There is a long-lasting illusion that Britain, the United States, and the Soviet Union (“The Big Three”) had all emerged victorious from the Second World War. A further myth holds that the war forged a “special relationship” between Britain and the United States. Neither of these myths is true. First, Britain was defeated—heroically—in the Second World War: it was bankrupt, exhausted, and dominated by popular aspirations for a better life and dreams of lost grandeur. Second, the British imagined that they could maintain international influence by mentoring the “immature” Americans in the ways of the world. In reality, American leaders do not value Britain much except as a lever with which to move other parts of the world.
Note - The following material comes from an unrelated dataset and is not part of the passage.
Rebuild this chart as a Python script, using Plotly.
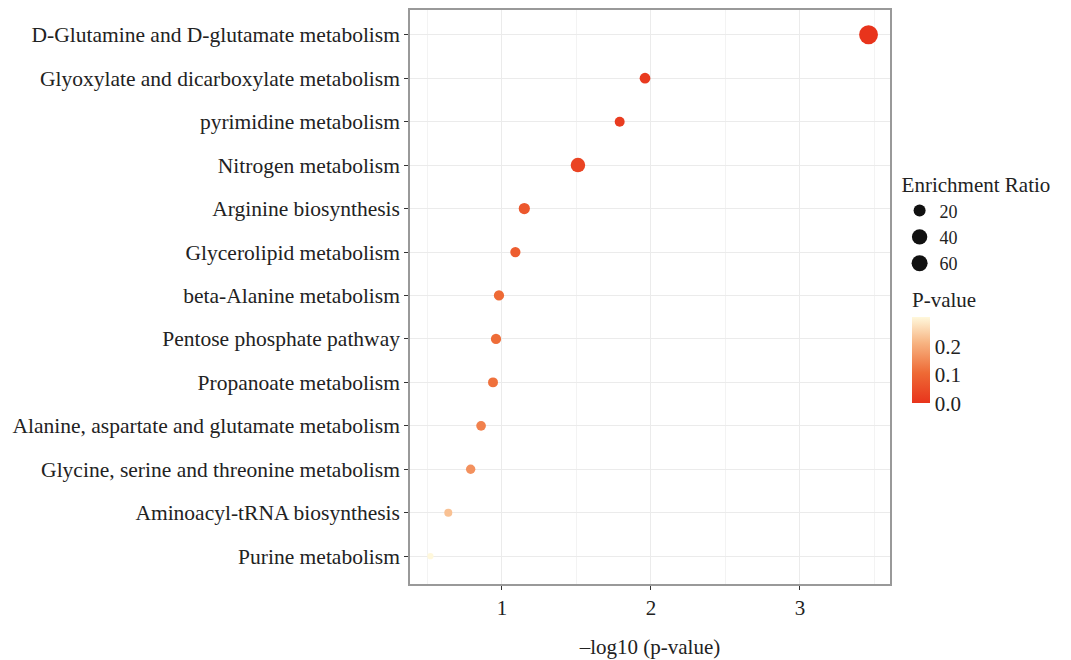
import plotly.graph_objects as go

pathways = [
    "D-Glutamine and D-glutamate metabolism",
    "Glyoxylate and dicarboxylate metabolism",
    "pyrimidine metabolism",
    "Nitrogen metabolism",
    "Arginine biosynthesis",
    "Glycerolipid metabolism",
    "beta-Alanine metabolism",
    "Pentose phosphate pathway",
    "Propanoate metabolism",
    "Alanine, aspartate and glutamate metabolism",
    "Glycine, serine and threonine metabolism",
    "Aminoacyl-tRNA biosynthesis",
    "Purine metabolism",
]
neg_log10_p = [3.46, 1.96, 1.79, 1.51, 1.15, 1.09, 0.98, 0.96, 0.94, 0.86, 0.79, 0.64, 0.52]
p_values = [0.00035, 0.011, 0.016, 0.031, 0.071, 0.081, 0.105, 0.110, 0.115, 0.138, 0.162, 0.229, 0.302]
enrichment_ratio = [68, 14, 11, 34, 16, 12, 12, 12, 11, 10, 9, 5, 1.5]
legend_ratios = [20, 40, 60]

FONT = "Liberation Serif"
FS = 21
colorscale = [[0.0, "#e8341c"], [0.35, "#ee6a35"], [0.7, "#f7b482"], [1.0, "#fff8dc"]]


def diam(v):
    return 1.8 * v ** 0.5 + 4.0


fig = go.Figure()
fig.add_trace(go.Scatter(
    x=neg_log10_p, y=pathways, mode="markers",
    marker=dict(size=[diam(v) for v in enrichment_ratio], sizemode="diameter",
                color=p_values, colorscale=colorscale, cmin=0, cmax=max(p_values),
                line=dict(width=0), opacity=1,
                colorbar=dict(title=dict(text="P-value", font=dict(family=FONT, size=FS, color="#222")),
                              x=1.0, xanchor="left", xpad=22, ypad=0, y=0.315, yanchor="bottom",
                              len=0.2, thickness=18, outlinewidth=0,
                              tickvals=[0.0, 0.1, 0.2], ticktext=["0.0", "0.1", "0.2"],
                              ticks="", tickfont=dict(family=FONT, size=FS, color="#222"))),
    showlegend=False, hoverinfo="x+y",
))
for r in legend_ratios:
    fig.add_trace(go.Scatter(
        x=[None], y=[None], mode="markers", name=str(r),
        marker=dict(size=diam(r), color="#111", sizemode="diameter"),
        showlegend=True,
    ))

fig.update_layout(
    width=1063, height=652,
    margin=dict(l=402, r=181, t=0, b=76),
    paper_bgcolor="white", plot_bgcolor="white",
    font=dict(family=FONT, size=FS, color="#222"),
    legend=dict(title=dict(text="Enrichment Ratio", font=dict(family=FONT, size=FS)),
                x=1.02, xanchor="left", y=0.73, yanchor="top", xref="paper",
                font=dict(family=FONT, size=18), tracegroupgap=0, itemsizing="trace",
                itemwidth=30, bgcolor="rgba(0,0,0,0)"),
    xaxis=dict(range=[0.383, 3.604], tickvals=[1, 2, 3], ticks="outside", ticklen=4,
               tickcolor="#333", showline=True, linecolor="#999", linewidth=1.5, mirror=True,
               showgrid=True, gridcolor="#ebebeb", gridwidth=1.2, zeroline=False,
               minor=dict(tickvals=[0.5, 1.5, 2.5, 3.5], showgrid=True, gridcolor="#f3f3f3", gridwidth=0.8),
               title=dict(text="\u2013log10 (p-value)", font=dict(family=FONT, size=FS), standoff=20),
               tickfont=dict(family=FONT, size=FS, color="#222")),
    yaxis=dict(categoryorder="array", categoryarray=pathways[::-1], autorange=False,
               range=[-0.64, len(pathways) - 0.43], ticks="outside", ticklen=4, tickcolor="#333",
               showline=True, linecolor="#999", linewidth=1.5, mirror=True,
               showgrid=True, gridcolor="#ebebeb", gridwidth=1.2, zeroline=False,
               tickfont=dict(family=FONT, size=21.5, color="#222")),
)

fig.write_html("out.html")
The decade following the Second World War should have made these realities clear to British leaders. Britain abandoned the key parts of its Empire (the Indian sub-continent, the Middle East, its advantageous position in China) because it lacked either the will or the power to hold them against rising nationalism; Britain received much American economic aid, while refusing to join the construction of “Europe.” The United States dominated the conflict with Communism, both in Europe and in Asia.
Yet the British resisted recognizing reality. They bristled when Dean Acheson said that Britain “had lost an empire, but not yet found a role.” Britain held fast to one key claim to continued great power status: nuclear weapons. Yet the independent nuclear deterrent formed another myth. Britain could scarcely afford to develop weapons or delivery systems that could penetrate Soviet air-defenses, let alone in sufficient numbers to create an effective deterrent. The coldly logical response would have been to unilaterally disarm in this one area, plow the money saved into conventional weapons that would have increased Britain’s real power, and merge Britain’s destiny with the movement toward European unity. This they would not do.
C.P. Snow, a novelist with both experience in academic science and government, and a hard-headed approach to the world, played a role in this debate. In Corridors of Power[1] he looked back at the critical mid-Fifties.
Snow tells the story of Roger Quaife, a youngish Conservative politician who seeks power both to be something and to do something. The something he wants to be is a cabinet minister at an early age. The something he wants to do is to end the British pursuit of an independent nuclear deterrent and to ease Cold War tensions. The botched Suez Expedition (1956) provides a particularly sensitive context. Britain colluded with France and Israel to fake-up a war that “threatened” the Suez Canal in order to justify an intervention in Egypt. The Americans then dragged on the reins. In the aftermath, British politics became bitterly divided, “more even than after Munich.” Quaife first maneuvers for a key ministerial position. This makes him enemies among those who resent his rapid rise and methods. His private life—he is married to a beautiful member of the aristocracy, but has a mistress—renders him especially vulnerable to his enemies. His campaign against the British nuclear program seems to be shoving Britain yet further down-hill. In the end, he is forced out of office and out of the public eye. His former wife remarks that “It must be awful to have a brilliant future behind you.” She might be speaking of Britain itself. Not all war books are about wars that actually got fought.
[1] C.P. Snow, Corridors of Power (1964).